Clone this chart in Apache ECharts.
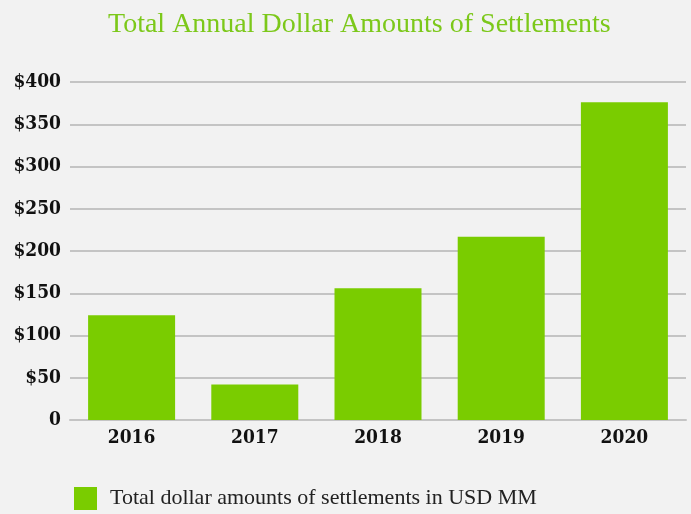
<!DOCTYPE html>
<html><head><meta charset="utf-8">
<script src="https://cdn.jsdelivr.net/npm/echarts@6/dist/echarts.min.js"></script>
<style>html,body{margin:0;padding:0;background:#f2f2f2;}#c{width:691px;height:514px;}</style>
</head><body><div id="c"></div>
<script>
const categories = ['2016','2017','2018','2019','2020'];
const settlements = [124, 42, 156, 217, 376];
const yTicks = [0, 50, 100, 150, 200, 250, 300, 350, 400];
const seriesName = 'Total dollar amounts of settlements in USD MM';
const titleText = 'Total Annual Dollar Amounts of Settlements';

const boldFont = '"DejaVu Serif Condensed", "DejaVu Serif", serif';
const chart = echarts.init(document.getElementById('c'), null, {renderer:'canvas'});
chart.setOption({
  backgroundColor: '#f2f2f2',
  animation: false,
  title: {
    text: titleText, left: 103, top: 6,
    textStyle: {fontFamily: 'Liberation Serif', fontWeight: 'normal', fontSize: 28, color: '#7cc81a'}
  },
  legend: {
    left: 69, top: 482, itemWidth: 23, itemHeight: 23, itemGap: 10,
    icon: 'rect',
    textStyle: {fontFamily: 'Liberation Serif', fontSize: 22, color: '#222', padding: [0,0,0,8]},
    data: [seriesName]
  },
  grid: {left: 70, right: 5, top: 82, bottom: 94, containLabel: false},
  xAxis: {
    type: 'category', data: categories,
    axisTick: {show: false},
    axisLine: {lineStyle: {color: '#c4c4c4', width: 2}},
    axisLabel: {fontFamily: boldFont, fontWeight: 'bold', fontSize: 19, color: '#111', margin: 9}
  },
  yAxis: {
    type: 'value', min: yTicks[0], max: yTicks[yTicks.length-1], interval: 50,
    axisLine: {show: false}, axisTick: {show: false},
    splitLine: {lineStyle: {color: '#c4c4c4', width: 2}},
    axisLabel: {
      fontFamily: boldFont, fontWeight: 'bold', fontSize: 19, color: '#111', margin: 9,
      formatter: v => v === 0 ? '0' : '$' + v
    }
  },
  series: [{
    name: seriesName, type: 'bar', data: settlements, barWidth: 87,
    itemStyle: {color: '#7acc00'}
  }]
});
</script></body></html>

• Stated task
Omit the pictures, then repeat exactly each line from the beginning of the listing through the line with "const titleText = 'Total".

• The result
Clone this chart in Apache ECharts.
<!DOCTYPE html>
<html><head><meta charset="utf-8">
<script src="https://cdn.jsdelivr.net/npm/echarts@6/dist/echarts.min.js"></script>
<style>html,body{margin:0;padding:0;background:#f2f2f2;}#c{width:691px;height:514px;}</style>
</head><body><div id="c"></div>
<script>
const categories = ['2016','2017','2018','2019','2020'];
const settlements = [124, 42, 156, 217, 376];
const yTicks = [0, 50, 100, 150, 200, 250, 300, 350, 400];
const seriesName = 'Total dollar amounts of settlements in USD MM';
const titleText = 'Total Annual Dollar Amounts of Settlements';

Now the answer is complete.